In university or industrial labs, magnets are usually magnetized or remagnetized in "pulse magnetizers," which are electromagnets (coils of wire) powered by a large pulse of electric current. If you don't have access to such equipment in your community, the best you can do is to try to remagnetize them with a powerful permanent magnet, such as a large "rare earth" or "neodymium" magnet. If you can buy or borrow one, find out which faces the poles are on, and touch one pole of the rare earth magnet to the pole of your magnet that is attracted to it. Then touch the opposite pole of the rare earth magnet to the opposite pole of your magnet. This should improve the magnet's power.
Your magnets that have lost their power are probably steel magnets. They demagnetize (lose their attractive and repulsive power) rather easily. Modern magnets such as alnico magnets, ferrite (ceramic) magnets, and rare earth or neodymium magnets seldom lose much of their power. The cheapest are the ferrite (ceramic) magnets, but they will retain their magnetization far better than steel magnets, which are no longer used in industry for that reason.
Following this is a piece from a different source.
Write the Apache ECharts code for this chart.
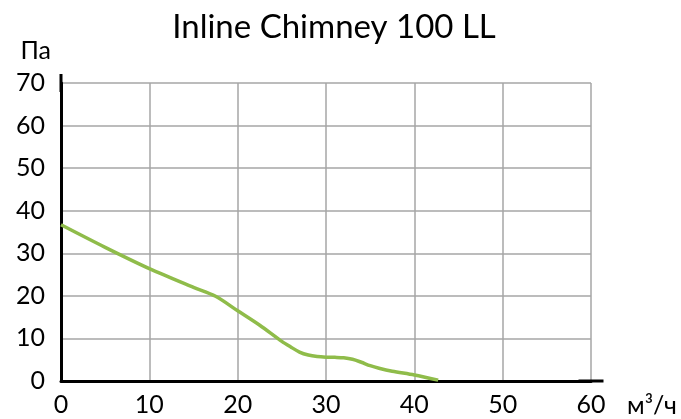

David Rees asks (Aug 17, 2003): How can one build a magnetizer to re-magnetize ceramic magnets? In other words are there plans available?
Answer: Standard lab magnetizers use an electromagnet coil connected to bank of capacitors. You charge the capacitors and then discharge them through the coil, producing a brief but high magnetic field in the coil. Should be easy to build, although it may take a bit of trial and error to determine how many capacitors will deliver sufficient current to magnetize a ceramic magnet. The more turns in the electromagnet, the less current you will need, and it's good to keep the current low to avoid overheating the coil.
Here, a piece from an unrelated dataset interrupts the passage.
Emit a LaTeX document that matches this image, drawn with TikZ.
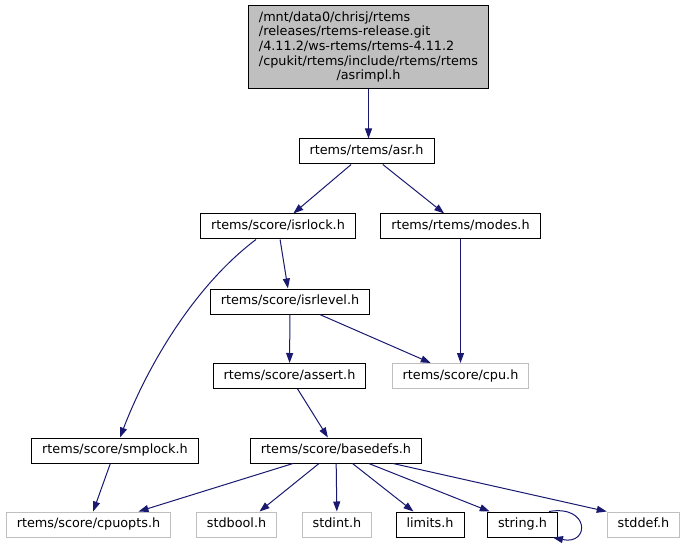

Far simpler, many ceramic magnets can be at substantially remagnetized simply by touching a pole face to the pole of a large neodymium magnet.
You can get a book for less than US$10 from Lindsay Publications that explains how to make permanent magnets. I built one then beefed it up. It has been fun however it cost about $75 and required some machine shop equipment. For those with lesser needs, a rare earth magnet works very well to magnetize small magnets, especialy the ceramic type.